Now I buy a great big monitor and want something closer to “true color.” Lets not get greedy, but say I wanted a resolution of 1,024×768 (the next highest up) and “only” 65,635 colors. I now need 1,572,864 bytes of memory. Because my video card has only 1Mb of memory, I’m out of luck!

But wait a minute! Doesn’t the VGA standard only support resolutions up to 640×480? True. However, the Video Electronics Standards Association (VESA) has defined resolutions more than 640×480 as Super VGA. In addition to the resolutions I mentioned previously (800×600 and 1,024×768), SVGA also includes 1,280×1,024 and 1,600×1,200.
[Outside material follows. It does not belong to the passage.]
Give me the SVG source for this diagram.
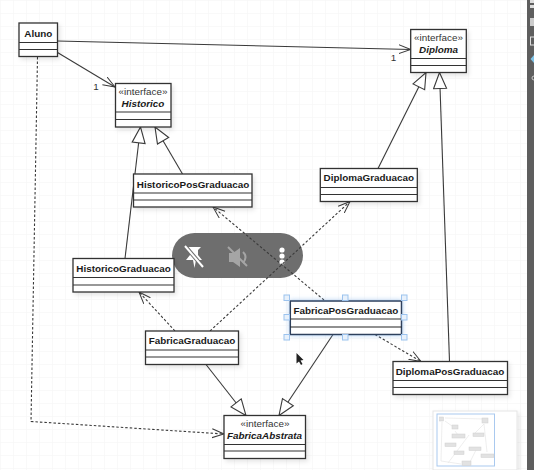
<svg xmlns="http://www.w3.org/2000/svg" width="534" height="470" viewBox="0 0 534 470">
<style>
text{font-family:"Liberation Sans",Arial,sans-serif;fill:#1a1a1a;text-anchor:middle}
.n{font-size:9.9px;font-weight:bold}
.i{font-size:9.9px;font-weight:bold;font-style:italic}
.s{font-size:9.9px;fill:#333}
.box{fill:#fff;stroke:#333;stroke-width:1.3;filter:url(#sh)}
.sep{stroke:#333;stroke-width:1.2;fill:none}
.c{fill:none;stroke:#3a3a3a;stroke-width:1.1}
.d{stroke-dasharray:2.5 2}
.o{marker-end:url(#open)}
.t{marker-end:url(#tri)}
.h{fill:#e8f1fb;stroke:#9cc3ee;stroke-width:1}
.m{fill:#e2e2e2;stroke:#cfcfcf;stroke-width:.5}
.ml{stroke:#e6e6e6;stroke-width:.7;fill:none}
</style>
<defs>
<filter id="sh" x="-10%" y="-10%" width="125%" height="135%"><feDropShadow dx="2" dy="2.5" stdDeviation="2" flood-color="#000" flood-opacity=".1"/></filter>
<filter id="sel" x="-10%" y="-20%" width="120%" height="140%"><feDropShadow dx="0" dy="0" stdDeviation="2.5" flood-color="#6ea8ea" flood-opacity=".55"/></filter>
<marker id="open" markerUnits="userSpaceOnUse" markerWidth="14" markerHeight="12" refX="12" refY="5" orient="auto"><path d="M0 0.5L12 5L0 9.5" fill="none" stroke="#3a3a3a" stroke-width="1"/></marker>
<marker id="tri" markerUnits="userSpaceOnUse" markerWidth="19" markerHeight="16" refX="17" refY="7.5" orient="auto"><path d="M1 1L17 7.5L1 14Z" fill="#fff" stroke="#3a3a3a" stroke-width="1.1"/></marker>
<pattern id="grid" width="13" height="13" patternUnits="userSpaceOnUse"><path d="M13 0H0V13" fill="none" stroke="#f4f4f4" stroke-width="1"/></pattern>
</defs>
<rect width="534" height="470" fill="#fff"/>
<rect width="527" height="470" fill="url(#grid)"/>

<g id="connectors">
<path class="c o" d="M57.5 41L410.7 49.5"/>
<path class="c o" d="M57.5 52.5L115 87"/>
<path class="c d o" d="M37.5 57L31 421.5L224 434"/>
<path class="c t" d="M125 258.5L140.5 127"/>
<path class="c t" d="M182.5 174L155 127"/>
<path class="c t" d="M378 168.5L426 72.5"/>
<path class="c t" d="M449.5 361.5L439.5 72.5"/>
<path class="c t" d="M206 364.5L246 415.5"/>
<path class="c t" d="M333 334.5L279 415.5"/>
<path class="c d o" d="M175 331L139 292"/>
<path class="c d o" d="M375 334.5L421 361.5"/>
</g>

<g id="overlay-pill"><rect x="172" y="233" width="131" height="45" rx="22.500" fill="#6e6e6e"/>
<path d="M187 247H201L198 250L198 255L202 260H196L194.500 268L193 260H186L190 255L190 250Z" fill="#fff"/>
<path d="M186 247L203 267" stroke="#6e6e6e" stroke-width="4"/>
<path d="M185 246L203 267" stroke="#fff" stroke-width="2"/>
<path d="M229 253H233L240 248V267L233 262H229Z" fill="#a5a5a5"/>
<path d="M243 252Q248 257 243 263" stroke="#a5a5a5" stroke-width="2" fill="none"/>
<path d="M228 247L247 266" stroke="#a5a5a5" stroke-width="2"/>
<circle cx="282" cy="250" r="2.600" fill="#fff"/><circle cx="282" cy="256" r="2.600" fill="#fff"/><circle cx="282" cy="262" r="2.600" fill="#fff"/></g>

<g id="connectors-over-pill">
<path class="c d o" d="M210 331L350 201.500"/>
<path class="c d o" d="M324 300L213 207"/>
</g>

<g id="Aluno"><rect class="box" x="19" y="23" width="38.500" height="33.500"/><path class="sep" d="M19 42.500H57.500M19 49.500H57.500"/><text class="n" x="38.300" y="36.500">Aluno</text></g>
<g id="Historico"><rect class="box" x="115.500" y="83.500" width="55.500" height="43.500"/><path class="sep" d="M115.500 112H171M115.500 119.500H171"/><text class="s" x="143" y="95">«interface»</text><text class="i" x="143" y="106.500">Historico</text></g>
<g id="HistoricoPosGraduacao"><rect class="box" x="133.500" y="174" width="118.500" height="33"/><path class="sep" d="M133.500 193H252M133.500 200H252"/><text class="n" x="193" y="187.500">HistoricoPosGraduacao</text></g>
<g id="Diploma"><rect class="box" x="410.700" y="29.500" width="55.600" height="43"/><path class="sep" d="M410.700 58.500H466.300M410.700 65.500H466.300"/><text class="s" x="438.500" y="41">«interface»</text><text class="i" x="438.500" y="52.500">Diploma</text></g>
<g id="DiplomaGraduacao"><rect class="box" x="320.300" y="168.500" width="97" height="33"/><path class="sep" d="M320.300 187.500H417.300M320.300 194.500H417.300"/><text class="n" x="368.800" y="181">DiplomaGraduacao</text></g>
<g id="HistoricoGraduacao"><rect class="box" x="73" y="258.500" width="101" height="33.500"/><path class="sep" d="M73 277.500H174M73 285H174"/><text class="n" x="123.500" y="271.500">HistoricoGraduacao</text></g>
<g id="FabricaGraduacao"><rect class="box" x="145.500" y="331" width="93" height="33.500"/><path class="sep" d="M145.500 350H238.500M145.500 357H238.500"/><text class="n" x="192" y="344">FabricaGraduacao</text></g>
<g id="FabricaAbstrata"><rect class="box" x="224" y="415.500" width="81.500" height="43"/><path class="sep" d="M224 444.500H305.500M224 451H305.500"/><text class="s" x="265" y="427">«interface»</text><text class="i" x="264.500" y="438.500">FabricaAbstrata</text></g>
<g id="FabricaPosGraduacao"><rect x="290.300" y="301" width="111.200" height="33.500" fill="#fff" stroke="#2d3f5c" stroke-width="1.500" filter="url(#sel)"/><path class="sep" d="M290.300 319H401.500"/><path d="M290.300 327H401.500" stroke="#222" stroke-width="1.200"/><text class="n" x="345.800" y="313.500">FabricaPosGraduacao</text>
<rect class="h" x="284" y="295" width="5.500" height="5.500"/><rect class="h" x="342.500" y="295" width="5.500" height="5.500"/><rect class="h" x="401.500" y="295" width="5.500" height="5.500"/><rect class="h" x="284" y="314.500" width="5.500" height="5.500"/><rect class="h" x="401.500" y="314.500" width="5.500" height="5.500"/><rect class="h" x="284" y="334.500" width="5.500" height="5.500"/><rect class="h" x="342.500" y="334.500" width="5.500" height="5.500"/><rect class="h" x="401.500" y="334.500" width="5.500" height="5.500"/></g>
<g id="DiplomaPosGraduacao"><rect class="box" x="393" y="361.500" width="114.500" height="33"/><path class="sep" d="M393 380.500H507.500M393 387.500H507.500"/><text class="n" x="450" y="374.500">DiplomaPosGraduacao</text></g>

<text class="s" x="96" y="90">1</text>
<text class="s" x="393.500" y="61">1</text>

<path id="cursor" d="M296.500 353V363.500L299 361.500L301 365L302.500 364L300.500 360.500L303.500 360Z" fill="#222"/>

<g id="minimap"><rect x="433" y="411" width="84" height="59" fill="#fff" stroke="#e5e5e5" filter="url(#sh)"/>
<rect x="437" y="414" width="57.500" height="52" fill="#fff" stroke="#a9c9ef" stroke-width="1"/>
<path class="ml" d="M445 418L484 419M445 421L452 426M442 422L441 461L461 464M455 431L458 435M484 424L475 433M469 435L448 463M476 450L470 462M484 424L487 452"/>
<rect class="m" x="439.500" y="417" width="4" height="4"/><rect class="m" x="452" y="425" width="6" height="4"/><rect class="m" x="452" y="434" width="13" height="4"/><rect class="m" x="473" y="433" width="11" height="3.500"/><rect class="m" x="445" y="443" width="11" height="3.500"/><rect class="m" x="454" y="451" width="10" height="3.500"/><rect class="m" x="469" y="447" width="12" height="3.500"/><rect class="m" x="481" y="454" width="13" height="3.500"/><rect class="m" x="462" y="461" width="9" height="4.500"/><rect class="m" x="482" y="418" width="6" height="5"/></g>

<g id="sidebar"><rect x="527" y="0" width="7" height="470" fill="#5e5e5e"/>
<rect x="530" y="0" width="4" height="3" fill="#ddd"/><rect x="530" y="5" width="4" height="3" fill="#ddd"/><rect x="530" y="18" width="4" height="8" fill="#ccc"/><rect x="530.500" y="37" width="4" height="8" fill="none" stroke="#ddd" stroke-width="1"/><path d="M534 55L530.500 59L534 63Z" fill="#7fc4e8"/><circle cx="534" cy="78" r="2" fill="none" stroke="#ccc"/></g>
</svg>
Okay. The mere fact that you have a video card that handle SVGA resolutions does not mean you are going to get a decent picture (or at least not the picture you want). Any system is only as good as its worst component, and this also applies to your video system. It is therefore important to understand a characteristic of your monitor: pitch. I mentioned this briefly before, but it is important to talk about it further.

When shopping for a monitor, you will often see that among the characteristics used to sell it is the pitch. The values you would see could be something like .39 or .28, which is the spacing between the holes in the shadow mask, measured in millimeters. Therefore, a pitch of .28 is just more than one-quarter of a millimeter. The lower the pitch, the closer together the holes and the sharper the image. Even if you aren’t using any graphics-oriented programs, it’s worth the few extra dollars to get a lower pitch and the resulting sharper image.